**EXERCISE:**
Return every line of the records below verbatim, with no pictures in the copy.

___ RECORD LIST ___

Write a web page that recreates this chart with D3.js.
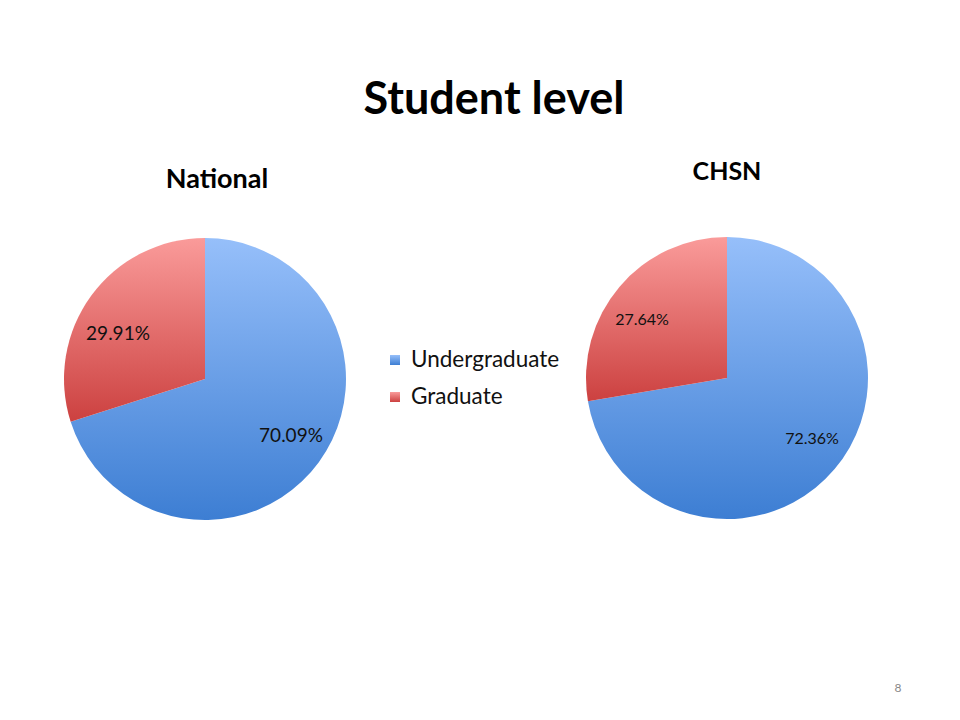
<!DOCTYPE html>
<html><head><meta charset="utf-8">
<script src="https://cdn.jsdelivr.net/npm/d3@7"></script>
<style>body{margin:0;background:#fff}svg{display:block}text{font-family:Lato,"Open Sans",sans-serif}</style>
</head><body>
<svg id="c" width="960" height="720"></svg>
<script>
const categories = ["Undergraduate", "Graduate"];
const nationalValues = [70.09, 29.91];
const chsnValues = [72.36, 27.64];
const chartTitles = ["National", "CHSN"];

const svg = d3.select("#c");
const defs = svg.append("defs");
const grads = [["#96bffa", "#3d7ed3"], ["#fa9b9a", "#cc4140"]];
grads.forEach((g, i) => {
  const lg = defs.append("linearGradient").attr("id", "g" + i)
    .attr("x1", 0).attr("y1", 0).attr("x2", 0).attr("y2", 1);
  lg.append("stop").attr("offset", "0%").attr("stop-color", g[0]);
  lg.append("stop").attr("offset", "100%").attr("stop-color", g[1]);
});

svg.append("text").attr("x", 494).attr("y", 114).attr("text-anchor", "middle")
  .attr("font-size", 45).attr("font-weight", "bold").attr("fill", "#000").text("Student level");

const pie = d3.pie().sort(null).value(d => d);
const arc = d3.arc().innerRadius(0).outerRadius(141);

const charts = [
  {values: nationalValues, cx: 205, cy: 379, tx: 217, ty: 188, tfs: 27, fs: 19,
   labelPos: [[291, 442], [118, 340]]},
  {values: chsnValues, cx: 727, cy: 378, tx: 727, ty: 180, tfs: 25, fs: 16,
   labelPos: [[812, 444], [642, 325]]}
];

charts.forEach((c, ci) => {
  svg.append("text").attr("x", c.tx).attr("y", c.ty).attr("text-anchor", "middle")
    .attr("font-size", c.tfs).attr("font-weight", "bold").text(chartTitles[ci]);
  const g = svg.append("g").attr("transform", `translate(${c.cx},${c.cy})`);
  const arcs = pie(c.values);
  g.selectAll("path").data(arcs).enter().append("path")
    .attr("d", arc).attr("fill", (d, i) => `url(#g${i})`)
    .attr("stroke", "none");
  arcs.forEach((d, i) => {
    svg.append("text").attr("x", c.labelPos[i][0]).attr("y", c.labelPos[i][1])
      .attr("text-anchor", "middle").attr("font-size", c.fs).attr("fill", "#111")
      .text(d.data.toFixed(2) + "%");
  });
});

const legend = svg.append("g");
categories.forEach((cat, i) => {
  const y = 360 + i * 37;
  legend.append("rect").attr("x", 390).attr("y", y - 5).attr("width", 10).attr("height", 10)
    .attr("fill", `url(#g${i})`);
  legend.append("text").attr("x", 411).attr("y", y + 7).attr("font-size", 22.5).attr("fill", "#111").text(cat);
});

svg.append("text").attr("x", 898).attr("y", 692).attr("text-anchor", "middle")
  .attr("font-size", 12).attr("fill", "#888").text("8");
</script>
</body></html>
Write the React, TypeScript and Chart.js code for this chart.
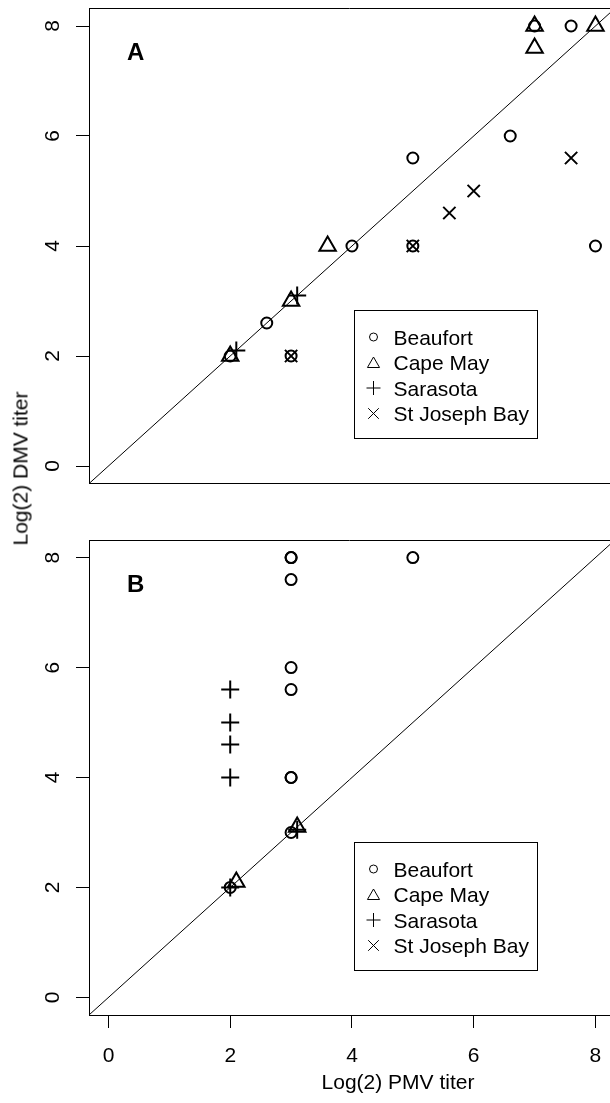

___

**THE OUTPUT:**
Write a web page that recreates this chart with D3.js.
<!DOCTYPE html>
<html><head><meta charset="utf-8">
<script src="https://cdn.jsdelivr.net/npm/d3@7"></script>
<style>body{margin:0;background:#fff}svg{display:block}text{font-family:Lato,"Open Sans",sans-serif}</style>
</head><body>
<svg id="c" width="960" height="720"></svg>
<script>
const categories = ["Undergraduate", "Graduate"];
const nationalValues = [70.09, 29.91];
const chsnValues = [72.36, 27.64];
const chartTitles = ["National", "CHSN"];

const svg = d3.select("#c");
const defs = svg.append("defs");
const grads = [["#96bffa", "#3d7ed3"], ["#fa9b9a", "#cc4140"]];
grads.forEach((g, i) => {
  const lg = defs.append("linearGradient").attr("id", "g" + i)
    .attr("x1", 0).attr("y1", 0).attr("x2", 0).attr("y2", 1);
  lg.append("stop").attr("offset", "0%").attr("stop-color", g[0]);
  lg.append("stop").attr("offset", "100%").attr("stop-color", g[1]);
});

svg.append("text").attr("x", 494).attr("y", 114).attr("text-anchor", "middle")
  .attr("font-size", 45).attr("font-weight", "bold").attr("fill", "#000").text("Student level");

const pie = d3.pie().sort(null).value(d => d);
const arc = d3.arc().innerRadius(0).outerRadius(141);

const charts = [
  {values: nationalValues, cx: 205, cy: 379, tx: 217, ty: 188, tfs: 27, fs: 19,
   labelPos: [[291, 442], [118, 340]]},
  {values: chsnValues, cx: 727, cy: 378, tx: 727, ty: 180, tfs: 25, fs: 16,
   labelPos: [[812, 444], [642, 325]]}
];

charts.forEach((c, ci) => {
  svg.append("text").attr("x", c.tx).attr("y", c.ty).attr("text-anchor", "middle")
    .attr("font-size", c.tfs).attr("font-weight", "bold").text(chartTitles[ci]);
  const g = svg.append("g").attr("transform", `translate(${c.cx},${c.cy})`);
  const arcs = pie(c.values);
  g.selectAll("path").data(arcs).enter().append("path")
    .attr("d", arc).attr("fill", (d, i) => `url(#g${i})`)
    .attr("stroke", "none");
  arcs.forEach((d, i) => {
    svg.append("text").attr("x", c.labelPos[i][0]).attr("y", c.labelPos[i][1])
      .attr("text-anchor", "middle").attr("font-size", c.fs).attr("fill", "#111")
      .text(d.data.toFixed(2) + "%");
  });
});

const legend = svg.append("g");
categories.forEach((cat, i) => {
  const y = 360 + i * 37;
  legend.append("rect").attr("x", 390).attr("y", y - 5).attr("width", 10).attr("height", 10)
    .attr("fill", `url(#g${i})`);
  legend.append("text").attr("x", 411).attr("y", y + 7).attr("font-size", 22.5).attr("fill", "#111").text(cat);
});

svg.append("text").attr("x", 898).attr("y", 692).attr("text-anchor", "middle")
  .attr("font-size", 12).attr("fill", "#888").text("8");
</script>
</body></html>
Write the React, TypeScript and Chart.js code for this chart.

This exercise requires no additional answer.